I saw on a corner of Reddit that someone has one of your hand-paintings tattooed on them. What’s been the most surreal moment of career recognition for you so far?
That is definitely surreal, but nothing beats my first show, which was at [the gallery] Air de Paris; the transition from something being a dream to it being actualized was profound.
Talk to me about your show, “THE WHITNEY BIENNIAL.” It’s the second time you’ve transformed the inside of a gallery into another institution.
Yes, I covered all the walls of the gallery with images of the Whitney Museum, and then hung my paintings on top, which creates an optical illusion of sorts. I chose the Whitney partially because I knew that the actual Whitney Biennial would overlap with it. I like weird, unusual titles, especially titles that cause confusion. Because of this, some people have thought my work is in the Biennial, which is funny. And I joke that now I can put "the Whitney Biennial" on my CV.
As an artist, your output is visible and traceable. You’re always growing, but you’re perhaps not afforded the same leeway for making “mistakes” as people whose work unfolds outside of the public eye. Do you ever make something, and then regret it once it’s out in the world?
There are definitely some paintings I like more than others, but so far I haven't experienced much regret. I am not very precious about art in general.
What work are you proudest of?
Again I can't help but think of the beginning of my career, because that was also the time when I made a radical change in my life and took on a lot of personal risk.

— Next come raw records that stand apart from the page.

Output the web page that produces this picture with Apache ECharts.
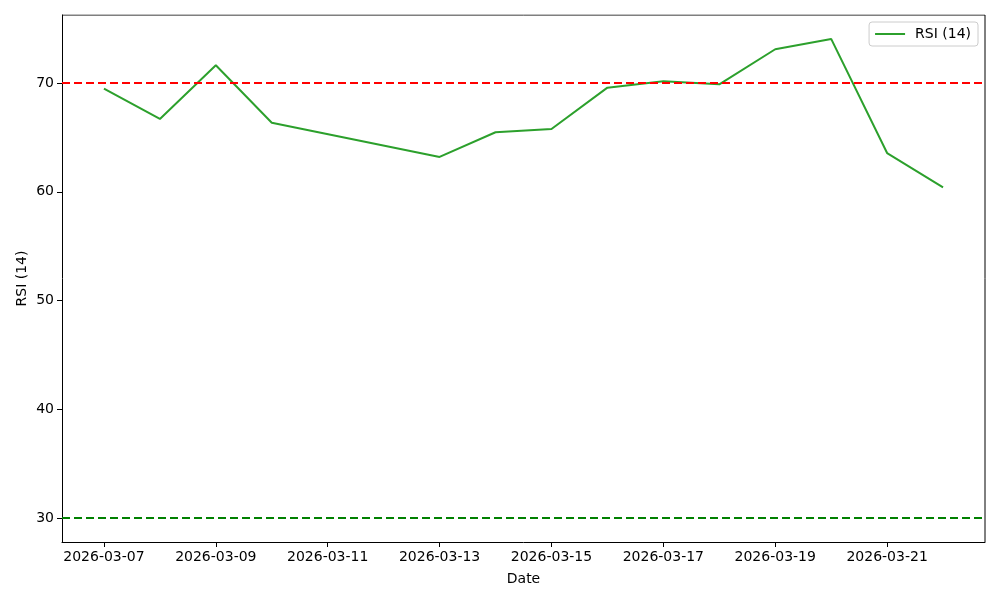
<!DOCTYPE html>
<html>
<head>
<meta charset="utf-8">
<script src="https://cdn.jsdelivr.net/npm/echarts@6/dist/echarts.min.js"></script>
<style>
  html, body { margin: 0; padding: 0; background: #fff; }
  #main { width: 1000px; height: 600px; }
</style>
</head>
<body>
<div id="main"></div>
<script>
  // data
  const dates = ['2026-03-07', '2026-03-08', '2026-03-09', '2026-03-10', '2026-03-13', '2026-03-14', '2026-03-15',
    '2026-03-16', '2026-03-17', '2026-03-18', '2026-03-19', '2026-03-20', '2026-03-21', '2026-03-22'];
  const rsi = [69.48, 66.69, 71.63, 66.35, 63.2, 65.47, 65.77, 69.57, 70.16, 69.88, 73.1, 74.05, 63.56, 60.41];
  const xTicks = ['2026-03-07', '2026-03-09', '2026-03-11', '2026-03-13', '2026-03-15', '2026-03-17', '2026-03-19', '2026-03-21'];
  const yTicks = [30, 40, 50, 60, 70];
  const overbought = 70;
  const oversold = 30;

  const DAY = 86400000;
  const t0 = Date.UTC(2026, 2, 7);
  function dayNum(s) {
    const p = s.split('-');
    return (Date.UTC(+p[0], +p[1] - 1, +p[2]) - t0) / DAY;
  }
  function dayLabel(v) {
    const d = new Date(t0 + Math.round(v) * DAY);
    const mm = String(d.getUTCMonth() + 1).padStart(2, '0');
    const dd = String(d.getUTCDate()).padStart(2, '0');
    return d.getUTCFullYear() + '-' + mm + '-' + dd;
  }

  const xs = dates.map(dayNum);
  const xMin = xs[0] - 0.75, xMax = xs[xs.length - 1] + 0.75;
  const yMin = 27.8, yMax = 76.25;

  let myChart = echarts.init(document.getElementById('main'));
  const font = 'DejaVu Sans';
  myChart.setOption({
    animation: false,
    textStyle: { fontFamily: font },
    grid: { left: 62, right: 15, top: 15, bottom: 58 },
    legend: {
      right: 22, top: 22,
      padding: [5, 7, 5, 6],
      borderColor: '#cccccc', borderWidth: 1, borderRadius: 3,
      backgroundColor: '#fff',
      itemWidth: 30, itemHeight: 2, itemGap: 10,
      icon: 'rect',
      textStyle: { fontFamily: font, fontSize: 14, color: '#000', padding: [0, 0, 0, 5] },
      data: [{ name: 'RSI (14)', itemStyle: { color: '#2ca02c' } }]
    },
    xAxis: {
      type: 'value',
      min: xMin, max: xMax,
      name: 'Date', nameLocation: 'middle', nameGap: 30,
      nameTextStyle: { fontFamily: font, fontSize: 14, color: '#000' },
      axisLine: { onZero: false, lineStyle: { color: '#000', width: 1 } },
      axisTick: { show: true, length: 5, customValues: xTicks.map(dayNum), lineStyle: { color: '#000' } },
      axisLabel: { customValues: xTicks.map(dayNum), formatter: dayLabel, color: '#000', fontSize: 14, margin: 8 },
      splitLine: { show: false }
    },
    yAxis: {
      type: 'value',
      min: yMin, max: yMax,
      name: 'RSI (14)', nameLocation: 'middle', nameGap: 33,
      nameMoveOverlap: false,
      nameTextStyle: { fontFamily: font, fontSize: 14, color: '#000' },
      axisLine: { show: true, onZero: false, lineStyle: { color: '#000', width: 1 } },
      axisTick: { show: true, length: 5, customValues: yTicks, lineStyle: { color: '#000' } },
      axisLabel: { customValues: yTicks, color: '#000', fontSize: 14, margin: 8 },
      splitLine: { show: false }
    },
    series: [
      {
        name: 'RSI (14)',
        type: 'line',
        showSymbol: false,
        lineStyle: { color: '#2ca02c', width: 2 },
        itemStyle: { color: '#2ca02c' },
        data: xs.map((x, i) => [x, rsi[i]]),
        markLine: {
          silent: true,
          symbol: 'none',
          label: { show: false },
          data: [
            { yAxis: overbought, lineStyle: { color: '#ff0000', type: [8, 4], width: 2 } },
            { yAxis: oversold, lineStyle: { color: '#008000', type: [8, 4], width: 2 } }
          ]
        }
      },
      {
        // top and right frame
        type: 'line',
        showSymbol: false,
        silent: true,
        lineStyle: { color: '#000', width: 1 },
        data: [[xMin, yMax], [xMax, yMax], [xMax, yMin]]
      }
    ]
  });
</script>
</body>
</html>
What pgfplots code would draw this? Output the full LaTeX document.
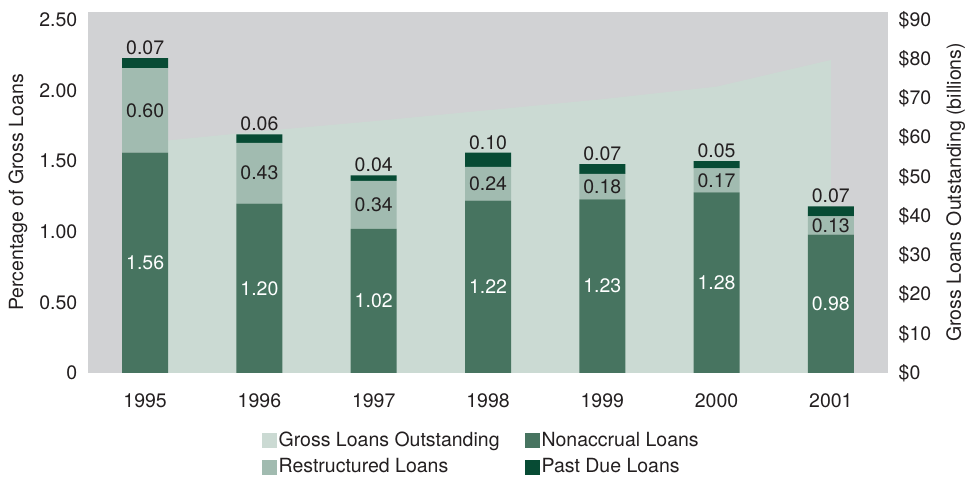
\documentclass[border=0pt]{standalone}
\usepackage{fontspec}
\setmainfont{TeX Gyre Heros}
\usepackage{pgfplots}
\pgfplotsset{compat=1.18}
\definecolor{bgc}{HTML}{D1D2D4}
\definecolor{areac}{HTML}{CBDAD3}
\definecolor{nonac}{HTML}{477460}
\definecolor{restc}{HTML}{A1BBB0}
\definecolor{pastc}{HTML}{074B34}
\definecolor{txt}{HTML}{231F20}
\begin{document}
\fontsize{19.5bp}{23bp}\selectfont
\begin{tikzpicture}
\pgfplotsset{
  common/.style={scale only axis, width=800bp, height=361bp, at={(88bp,104bp)}, anchor=south west,
    xmin=-0.5, xmax=6.5, axis line style={draw=none}, tick style={draw=none}, major tick length=0pt,
    /pgf/number format/assume math mode=true, ticklabel style={text=txt}, label style={text=txt}},
  sq/.style={legend image code/.code={\fill[##1] (-6bp,-7.5bp) rectangle (9bp,7.5bp);}},
}
\begin{axis}[common, axis background/.style={fill=bgc}, ymin=0, ymax=92.04,
  ytick={0,10,20,30,40,50,60,70,80,90},
  yticklabels={\$0,\$10,\$20,\$30,\$40,\$50,\$60,\$70,\$80,\$90},
  yticklabel pos=right, yticklabel style={xshift=4bp}, xtick=\empty,
  ylabel={Gross Loans Outstanding (billions)},
  ylabel style={at={(axis description cs:1.0845,0.5)}, anchor=center, rotate=0}]
\addplot[fill=areac, draw=none] coordinates {(0,58.7) (1,61.6) (2,64.2) (3,67.0) (4,69.8) (5,73.0) (6,79.8)} \closedcycle;
\end{axis}
\begin{axis}[common, ybar stacked, bar width=46bp, ymin=0, ymax=2.5567,
  ytick={0,0.5,1,1.5,2,2.5}, yticklabels={0,0.50,1.00,1.50,2.00,2.50},
  yticklabel style={xshift=-4bp},
  xtick={0,1,2,3,4,5,6}, xticklabels={1995,1996,1997,1998,1999,2000,2001},
  xticklabel style={yshift=-14bp},
  ylabel={Percentage of Gross Loans},
  ylabel style={at={(axis description cs:-0.0875,0.5)}, anchor=center},
  legend style={at={(0.4915,-0.152)}, anchor=north, draw=none, fill=none, text=txt,
    legend columns=2, /tikz/every even column/.append style={column sep=23bp}, row sep=5bp},
  legend cell align=left]
\addlegendimage{fill=areac, draw=none, sq}
\addlegendentry{Gross Loans Outstanding}
\addplot[fill=nonac, draw=none, sq, point meta=explicit,
  nodes near coords={\pgfmathprintnumber[fixed,fixed zerofill,precision=2]{\pgfplotspointmeta}},
  every node near coord/.append style={text=white, anchor=center}]
  coordinates {(0,1.56)[1.56] (1,1.20)[1.20] (2,1.02)[1.02] (3,1.22)[1.22] (4,1.23)[1.23] (5,1.28)[1.28] (6,0.98)[0.98]};
\addlegendentry{Nonaccrual Loans}
\addplot[fill=restc, draw=none, sq, point meta=explicit,
  nodes near coords={\pgfmathprintnumber[fixed,fixed zerofill,precision=2]{\pgfplotspointmeta}},
  every node near coord/.append style={text=txt, anchor=center}]
  coordinates {(0,0.60)[0.60] (1,0.43)[0.43] (2,0.34)[0.34] (3,0.24)[0.24] (4,0.18)[0.18] (5,0.17)[0.17] (6,0.13)[0.13]};
\addlegendentry{Restructured Loans}
\addplot[fill=pastc, draw=none, sq, point meta=explicit,
  visualization depends on={rawy \as \rawy},
  nodes near coords={\pgfmathprintnumber[fixed,fixed zerofill,precision=2]{\pgfplotspointmeta}},
  every node near coord/.append style={text=txt, anchor=south, inner sep=2bp, yshift={0.5*\rawy*141.2bp+1bp}}]
  coordinates {(0,0.07)[0.07] (1,0.06)[0.06] (2,0.04)[0.04] (3,0.10)[0.10] (4,0.07)[0.07] (5,0.05)[0.05] (6,0.07)[0.07]};
\addlegendentry{Past Due Loans}
\end{axis}
\pgfresetboundingbox
\useasboundingbox (0,0) rectangle (978bp,477bp);
\end{tikzpicture}
\end{document}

The first paintings I made were abstract and not particularly good, but I know how brave I had to be to make them, so I am proud of them. I am also proud that I composed the music for [Imhof’s] Natures Mortes, because I had to teach myself so much to be able to do that, and again, it took bravery to take on the kind of responsibility that the project required.
How would your parents describe you?
I figured I might as well ask one of them. My dad says, "loyal, creative, demanding, intuitive, energetic, empathetic, smart."
How would your friends describe you?
Sincere, sensitive, generous, anxious, cozy, sometimes preoccupied.